Fungus-Eating Lady Beetle
Fungus-eating ladybirds (illeis galbula), also known as lady beetles or ladybugs, are diminutive yet invaluable allies in disease control in the home garden. These tiny, 4mm long creatures are about the same size and shape as standard lady beetles, but with bright yellow spots.
While many ladybirds are renowned for devouring aphids, this variety feeds on fungus, so is a prime aid in controlling harmful outbreaks of powdery mildew. Adults may also eat black mould, while the larvae feed solely on powdery mildew. This cute lady bird with the yellow spots will often become visible and populate quickly after heavy rain, as this is when powdery mildew usually proliferates. You will see these bugs mostly on cucumber, zucchini and pumpkin plants.
Australian native bees are essential contributors to the biodiversity and productivity of home food gardens, with some 230 species living in se QLD. With a gentle demeanour & (generally) minimal sting risk, they are a welcome alternative to introduced bee species. These bees are efficient pollinators and will ensure the fertilisation of various crops in your garden.
Many of these, such as the blue-banded bee, are solitary or semi-social bee species. They nest as single individuals, making burrows into the soil like ants, and don’t make honey. Other species, however, are highly eusocial, living in large colonies which make and store honey. The small black bees in the photo above are amongst the latter, and are commonly seen in se QLD gardens.
Encouraging the presence of Australian native bees in a home food garden not only supports local biodiversity but also boosts the garden’s resilience and productivity through effective and natural pollination. You can read more about native bees & how to keep your own hive in our article here.
Damselflies, prevalent in subtropical areas of Australia, are slender insects recognised for their efficient predatory behaviour.

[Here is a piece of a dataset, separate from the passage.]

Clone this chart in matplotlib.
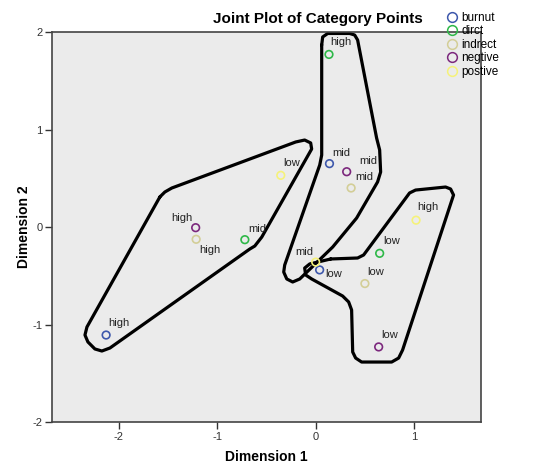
import matplotlib.pyplot as plt
from matplotlib.lines import Line2D

plt.rcParams["font.family"] = ["Liberation Sans", "DejaVu Sans"]
plt.rcParams["axes.unicode_minus"] = False

# category points (dimension 1, dimension 2)
variables = ["burnut", "dirct", "indrect", "negtive", "postive"]
levels = ["high", "mid", "low"]
dim1 = {
    "burnut": [-2.13, 0.14, 0.04],
    "dirct": [0.135, -0.72, 0.65],
    "indrect": [-1.215, 0.36, 0.50],
    "negtive": [-1.22, 0.315, 0.64],
    "postive": [1.02, 0.0, -0.355],
}
dim2 = {
    "burnut": [-1.108, 0.65, -0.44],
    "dirct": [1.77, -0.13, -0.27],
    "indrect": [-0.126, 0.40, -0.58],
    "negtive": [-0.007, 0.567, -1.23],
    "postive": [0.07, -0.36, 0.53],
}
colors = {
    "burnut": "#3E58AC",
    "dirct": "#2EB848",
    "indrect": "#D3CE97",
    "negtive": "#7C287D",
    "postive": "#F5F27A",
}

# label offsets in pixels (dx, dy), per variable and level
label_offsets = {
    "burnut": [(13, 12), (12, 11), (14, -4)],
    "dirct": [(12, 12), (12, 11), (12, 12)],
    "indrect": [(14, -11), (13, 11), (11, 12)],
    "negtive": [(-14, 10), (22, 11), (11, 12)],
    "postive": [(12, 13), (-11, 10), (11, 12)],
}

# hand-drawn group outlines (data coordinates)
outline_left_x = [-1.584, -1.533, -1.462, -0.203, -0.112, -0.051, -0.041, -0.548,
                  -0.619, -0.670, -2.091, -2.173, -2.244, -2.315, -2.345, -2.325]
outline_left_y = [0.308, 0.359, 0.400, 0.872, 0.892, 0.862, 0.800, -0.103,
                  -0.195, -0.226, -1.241, -1.272, -1.251, -1.179, -1.108, -1.026]
outline_mid_x = [0.061, 0.071, 0.122, 0.345, 0.396, 0.426, 0.619, 0.650, 0.660,
                 0.629, 0.416, 0.173, -0.162, -0.234, -0.294, -0.325, -0.315,
                 0.041, 0.061]
outline_mid_y = [1.867, 1.949, 1.985, 1.985, 1.969, 1.918, 0.913, 0.790, 0.564,
                 0.462, 0.092, -0.205, -0.533, -0.564, -0.533, -0.462, -0.390,
                 0.636, 0.738]
outline_right_x = [0.152, 0.426, 0.487, 0.954, 1.015, 1.320, 1.371, 1.401, 0.883,
                   0.843, 0.772, 0.467, 0.406, 0.376, 0.365, 0.335, 0.274,
                   -0.041, -0.102, -0.112, -0.061]
outline_right_y = [-0.328, -0.318, -0.287, 0.349, 0.379, 0.410, 0.390, 0.328,
                   -1.262, -1.344, -1.385, -1.385, -1.344, -1.282, -0.851, -0.769,
                   -0.708, -0.533, -0.492, -0.421, -0.379]

W, H = 533, 467
fig = plt.figure(figsize=(W / 100, H / 100), dpi=100)
ax = fig.add_axes([52 / W, 1 - 422 / H, 429 / W, 390 / H])
ax.set_facecolor("#EBEBEB")

for xs, ys in [(outline_left_x, outline_left_y),
               (outline_mid_x, outline_mid_y),
               (outline_right_x, outline_right_y)]:
    ax.plot(xs + xs[:1], ys + ys[:1], color="black", lw=2.3,
            solid_joinstyle="round", solid_capstyle="round", zorder=2)

for var in variables:
    ax.scatter(dim1[var], dim2[var], s=30, facecolors="none",
               edgecolors=colors[var], linewidths=1.2, zorder=3)
    for i, lev in enumerate(levels):
        dx, dy = label_offsets[var][i]
        ax.annotate(lev, (dim1[var][i], dim2[var][i]), xytext=(dx, dy),
                    textcoords="offset pixels", ha="center", va="center",
                    fontsize=8, color="#222222", zorder=4)

ax.set_xlim(-2.68, 1.68)
ax.set_ylim(-2, 2)
ax.set_xticks([-2, -1, 0, 1])
ax.set_yticks([-2, -1, 0, 1, 2])
ax.tick_params(direction="out", length=5, width=1, colors="#333333",
               labelsize=8, labelcolor="#333333", pad=2)
for sp in ax.spines.values():
    sp.set_color("#444444")
    sp.set_linewidth(1.2)

ax.set_xlabel("Dimension 1", fontsize=10, fontweight="bold", labelpad=6)
ax.set_ylabel("Dimension 2", fontsize=10, fontweight="bold", labelpad=1)
fig.text(318 / W, 1 - 19 / H, "Joint Plot of Category Points", ha="center",
         va="center", fontsize=11, fontweight="bold")

handles = [Line2D([], [], ls="none", marker="o", markersize=7,
                  markerfacecolor="none", markeredgecolor=colors[v],
                  markeredgewidth=1.1) for v in variables]
fig.legend(handles, variables, loc="upper left",
           bbox_to_anchor=(447 / W, 1 - 12 / H), frameon=False, fontsize=8.5,
           handlelength=0.9, handletextpad=0.3, labelspacing=0.12,
           borderpad=0, borderaxespad=0)

fig.savefig("out.png", dpi=100)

Although smaller, they are not dissimilar in appearance to dragonflies, & are widely distributed across wetlands and home gardens in se QLD, playing a vital role in natural pest control.
Damselflies (odonata sp.) prey on flying insects, feeding on mosquitoes, aphids, and other garden pests during both nymph and adult stages. Their presence in the subtropics is particularly beneficial for gardeners, helping to regulate pest populations which can explode during summer. The predatory nature of damselflies makes them valuable allies in maintaining a balanced ecosystem within subtropical food gardens, contributing to pest management and supporting overall garden health.
Damselflies rely on sources of fresh water for reproduction, with females laying eggs in or near bodies of flash water where their larva grow. Their larvae need this precise habitat, and are sensitive to water pollution. As nymphs, they are aquatic, undergoing several moults before emerging as winged adults. Some damselfly species have larva that spend years in water, with the adults living only a few weeks.
Paper wasps are social creatures that belong to the vespidae insect family. Known for their intricate architecture, these little brown wasps use saliva & wood fibres to construct distinctive papery nests. These long, thin nests are out in the open but camouflage well, and can be found hanging vertically from tree branches & stems.
In a food garden, paper wasps serve as beneficial pollinators, aiding in the fertilisation of flowers as they fly around foraging. Adult paper wasps eat nectar (including aphid honeydew) but collect caterpillars such as leaf miner for their larvae. This foraging behaviour contributes to natural pest control, as they prey on various garden pests. Despite their positive impact, it’s important to be cautious around paper wasps due to their painful sting. Best left undisturbed, paper wasps are aggressive when defending their nests, in which case they will strike hard & fast when threatened. While their stings won’t cause serious illness, the combination of a surprise encounter & a sting from a paper wasp can deliver a significant shock.